Answer
Both compositions give the identity on \(\mathbb{R}^+\). Therefore, \(G^{-1}\) is indeed the inverse of \(G\), and they satisfy
\[
G \circ G^{-1} = \mathrm{Id}_{\mathbb{R}^+}
\quad\text{and}\quad
G^{-1} \circ G = \mathrm{Id}_{\mathbb{R}^+}.
\]
Work Step by Step
We have the pair of functions
\[
G: \mathbb{R}^+ \to \mathbb{R}^+,
\quad G(x) = x^2,
\]
and its proposed inverse
\[
G^{-1} : \mathbb{R}^+ \to \mathbb{R}^+,
\quad G^{-1}(y) = \sqrt{y}.
\]
Here \(\mathbb{R}^+\) means the set of all positive real numbers. To verify \(G^{-1}\) is indeed the inverse of \(G\), we must show:
1. \(\bigl(G \circ G^{-1}\bigr)(y) = y\) for all \(y \in \mathbb{R}^+\).
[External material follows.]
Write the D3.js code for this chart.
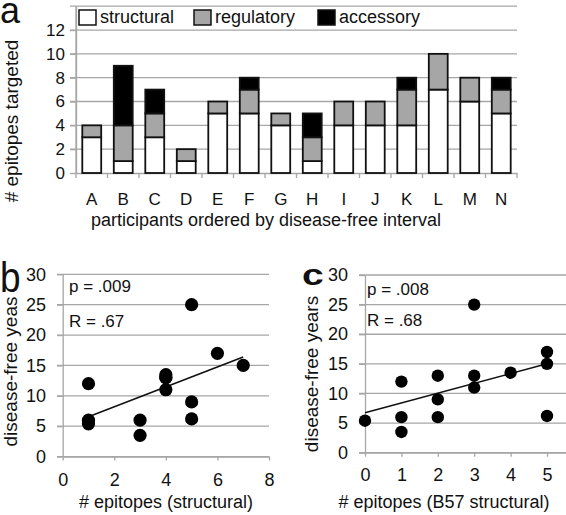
<!DOCTYPE html>
<html>
<head>
<meta charset="utf-8">
<script src="https://cdn.jsdelivr.net/npm/d3@7"></script>
<style>
  html, body { margin: 0; padding: 0; background: #fff; }
  svg { display: block; }
</style>
</head>
<body>
<svg id="chart" width="566" height="515"></svg>
<script>
// ---------- DATA ----------
const categories = ["A","B","C","D","E","F","G","H","I","J","K","L","M","N"];
const structural = [3,1,3,1,5,5,4,1,4,4,4,7,6,5];
const regulatory = [1,3,2,1,1,2,1,2,2,2,3,3,2,2];
const accessory  = [0,5,2,0,0,1,0,2,0,0,1,0,0,1];
const seriesNames = ["structural","regulatory","accessory"];
const seriesColors = ["#ffffff","#a6a6a6","#000000"];
const yTicksA = [0,2,4,6,8,10,12];
const gridA = [2,4,6,8,10,12,14];

const diseaseFree = [3.5,5.4,6,6,6.2,9,11,12,13,13,13.5,15,17,25];
const epitopesB57 = [1,0,1,2,5,2,3,1,2,3,4,5,5,3];
const xTicksB = [0,2,4,6,8];
const xTicksC = [0,1,2,3,4,5];
const yTicksBC = [0,5,10,15,20,25,30];
const statsB = ["p = .009","R = .67"];
const statsC = ["p = .008","R = .68"];

// ---------- SETUP ----------
const FONT = "'Liberation Sans', Arial, Helvetica, sans-serif";
const GRID = "#a6a6a6";
const svg = d3.select("#chart").style("font-family", FONT);
svg.append("rect").attr("width",566).attr("height",515).attr("fill","#fff");

// ---------- PANEL A ----------
const xA = d3.scaleBand().domain(categories).range([76, 517]).padding(0);
const yA = d3.scaleLinear().domain([0,14]).range([173, 6.2]);
const gA = svg.append("g");

gA.selectAll("line.grid").data(gridA).join("line")
  .attr("x1", 70).attr("x2", 517)
  .attr("y1", d => yA(d)).attr("y2", d => yA(d))
  .attr("stroke", GRID).attr("stroke-width", 1.3);

// y axis
const axA = gA.append("g").attr("transform","translate(76,0)")
  .call(d3.axisLeft(yA).tickValues(yTicksA).tickSize(6).tickSizeOuter(0).tickPadding(5));
axA.select(".domain").attr("stroke", GRID).attr("stroke-width",1.3);
axA.selectAll(".tick line").attr("stroke", GRID).attr("stroke-width",1.3);
axA.selectAll("text").attr("font-size", 17).attr("font-family", FONT).attr("fill","#111");
gA.append("line").attr("x1",76).attr("x2",76).attr("y1",yA(14)).attr("y2",yA(0))
  .attr("stroke",GRID).attr("stroke-width",1.3);

// x axis
const axAx = gA.append("g").attr("transform",`translate(0,${yA(0)})`)
  .call(d3.axisBottom(xA).tickSize(0).tickPadding(20));
axAx.select(".domain").attr("stroke", GRID).attr("stroke-width",1.3);
axAx.selectAll("text").attr("font-size", 17).attr("font-family", FONT).attr("fill","#111");
const bounds = categories.map(c => xA(c)).concat([xA.range()[1]]);
gA.selectAll("line.xt").data(bounds).join("line")
  .attr("x1", d => d).attr("x2", d => d)
  .attr("y1", yA(0)).attr("y2", yA(0)+5)
  .attr("stroke", GRID).attr("stroke-width",1.3);

// stacked bars
const rows = categories.map((c,i) => ({cat:c, structural:structural[i], regulatory:regulatory[i], accessory:accessory[i]}));
const stacked = d3.stack().keys(seriesNames)(rows);
const bw = xA.bandwidth()*0.6;
gA.selectAll("g.layer").data(stacked).join("g")
  .attr("fill", (d,i) => seriesColors[i])
  .selectAll("rect").data(d => d.filter(s => s[1] > s[0])).join("rect")
  .attr("x", d => xA(d.data.cat) + xA.bandwidth()*0.2)
  .attr("width", bw)
  .attr("y", d => yA(d[1]))
  .attr("height", d => yA(d[0]) - yA(d[1]))
  .attr("stroke","#111").attr("stroke-width",1.8);

// legend
const legX = [79, 194, 318];
seriesNames.forEach((n,i) => {
  gA.append("rect").attr("x", legX[i]).attr("y", 10).attr("width", 17).attr("height", 15)
    .attr("fill", seriesColors[i]).attr("stroke","#111").attr("stroke-width",1.5);
  gA.append("text").attr("x", legX[i]+21).attr("y", 23).text(n)
    .attr("font-size", 18).attr("fill","#111");
});

// titles
gA.append("text").attr("x", 266).attr("y", 226).attr("text-anchor","middle")
  .attr("font-size", 18).attr("fill","#111").text("participants ordered by disease-free interval");
gA.append("text").attr("transform","translate(17.5,121) rotate(-90)").attr("text-anchor","middle")
  .attr("font-size", 19).attr("fill","#111").text("# epitopes targeted");
svg.append("text").attr("x", 0).attr("y", 23).attr("font-size", 36).attr("fill","#111").text("a");

// ---------- SCATTER PANELS ----------
function scatter(opts) {
  const {xs, ys, xDomain, xRange, yRange, xTicks, gridLeft, stats, statsX, statsY,
         title, titleX, ytitle, ytitleX, ytitleY, r, labelPad} = opts;
  const x = d3.scaleLinear().domain(xDomain).range(xRange);
  const y = d3.scaleLinear().domain([0,30]).range(yRange);
  const g = svg.append("g");
  const xEnd = xRange[1];
  g.selectAll("line.grid").data(yTicksBC).join("line")
    .attr("x1", gridLeft).attr("x2", xEnd)
    .attr("y1", d => y(d)).attr("y2", d => y(d))
    .attr("stroke", GRID).attr("stroke-width", 1.3);
  const ay = g.append("g").attr("transform", `translate(${x(0)},0)`)
    .call(d3.axisLeft(y).tickValues(yTicksBC).tickSize(x(0)-gridLeft).tickSizeOuter(0).tickPadding(11));
  ay.select(".domain").attr("stroke", GRID).attr("stroke-width",1.3);
  ay.selectAll(".tick line").attr("stroke", GRID).attr("stroke-width",1.3);
  ay.selectAll("text").attr("font-size", 18).attr("font-family", FONT).attr("fill","#111");
  const ax = g.append("g").attr("transform", `translate(0,${y(0)})`)
    .call(d3.axisBottom(x).tickValues(xTicks).tickFormat(d3.format("d")).tickSize(4).tickSizeOuter(0).tickPadding(labelPad));
  ax.select(".domain").attr("stroke", GRID).attr("stroke-width",1.3);
  ax.selectAll(".tick line").attr("stroke", GRID).attr("stroke-width",1.3);
  ax.selectAll("text").attr("font-size", 18).attr("font-family", FONT).attr("fill","#111");

  // regression line (least squares)
  const mx = d3.mean(xs), my = d3.mean(ys);
  const slope = d3.sum(xs, (v,i) => (v-mx)*(ys[i]-my)) / d3.sum(xs, v => (v-mx)*(v-mx));
  const icpt = my - slope*mx;
  const ext = d3.extent(xs);
  g.append("line")
    .attr("x1", x(ext[0])).attr("y1", y(icpt + slope*ext[0]))
    .attr("x2", x(ext[1])).attr("y2", y(icpt + slope*ext[1]))
    .attr("stroke","#111").attr("stroke-width",1.6);

  g.selectAll("circle").data(xs.map((v,i) => [v, ys[i]])).join("circle")
    .attr("cx", d => x(d[0])).attr("cy", d => y(d[1])).attr("r", r).attr("fill","#000");

  stats.forEach((s,i) => g.append("text").attr("x", statsX).attr("y", statsY[i])
    .attr("font-size", 17).attr("fill","#111").text(s));
  g.append("text").attr("x", titleX).attr("y", 508).attr("text-anchor","middle")
    .attr("font-size", 18).attr("fill","#111").text(title);
  g.append("text").attr("transform", `translate(${ytitleX},${ytitleY}) rotate(-90)`)
    .attr("text-anchor","middle").attr("font-size", 19).attr("fill","#111").text(ytitle);
}

scatter({
  xs: structural, ys: diseaseFree, xDomain:[0,8], xRange:[62.7,269], yRange:[456.6,274.3],
  xTicks: xTicksB, gridLeft: 57, stats: statsB, statsX: 69, statsY:[292,327],
  title:"# epitopes (structural)", titleX:166, ytitle:"disease-free yeas", ytitleX:17.3, ytitleY:371.5,
  r:6.6, labelPad:12.5
});
scatter({
  xs: epitopesB57, ys: diseaseFree, xDomain:[0,6], xRange:[365,583.4], yRange:[452.7,275],
  xTicks: xTicksC, gridLeft: 359, stats: statsC, statsX: 367, statsY:[295,326],
  title:"# epitopes (B57 structural)", titleX:444, ytitle:"disease-free years", ytitleX:317.5, ytitleY:374,
  r:6.2, labelPad:12
});

svg.append("text").attr("transform","translate(0,292) scale(0.88,1)")
  .attr("font-size", 42).attr("fill","#111").text("b");
svg.append("text").attr("transform","translate(302,285) scale(1.3,1)")
  .attr("font-size", 30).attr("font-weight","bold").attr("fill","#111").text("c");
</script>
</body>
</html>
2. \(\bigl(G^{-1} \circ G\bigr)(x) = x\) for all \(x \in \mathbb{R}^+\).
---
## 1. Compute \(\bigl(G \circ G^{-1}\bigr)(y)\)
\[
\bigl(G \circ G^{-1}\bigr)(y)
\;=\;
G\bigl(G^{-1}(y)\bigr)
\;=\;
G\bigl(\sqrt{y}\bigr)
\;=\;
(\sqrt{y})^2
\;=\;
y.
\]
This holds for all \(y>0\), so \(G\bigl(G^{-1}(y)\bigr) = y\).
---
## 2. Compute \(\bigl(G^{-1} \circ G\bigr)(x)\)
\[
\bigl(G^{-1} \circ G\bigr)(x)
\;=\;
G^{-1}\bigl(G(x)\bigr)
\;=\;
G^{-1}(x^2)
\;=\;
\sqrt{x^2}.
\]
Since \(x \in \mathbb{R}^+\), we have \(x>0\). Thus \(\sqrt{x^2} = x\). Hence
\[
G^{-1}\bigl(G(x)\bigr) = x
\]
for all \(x>0\).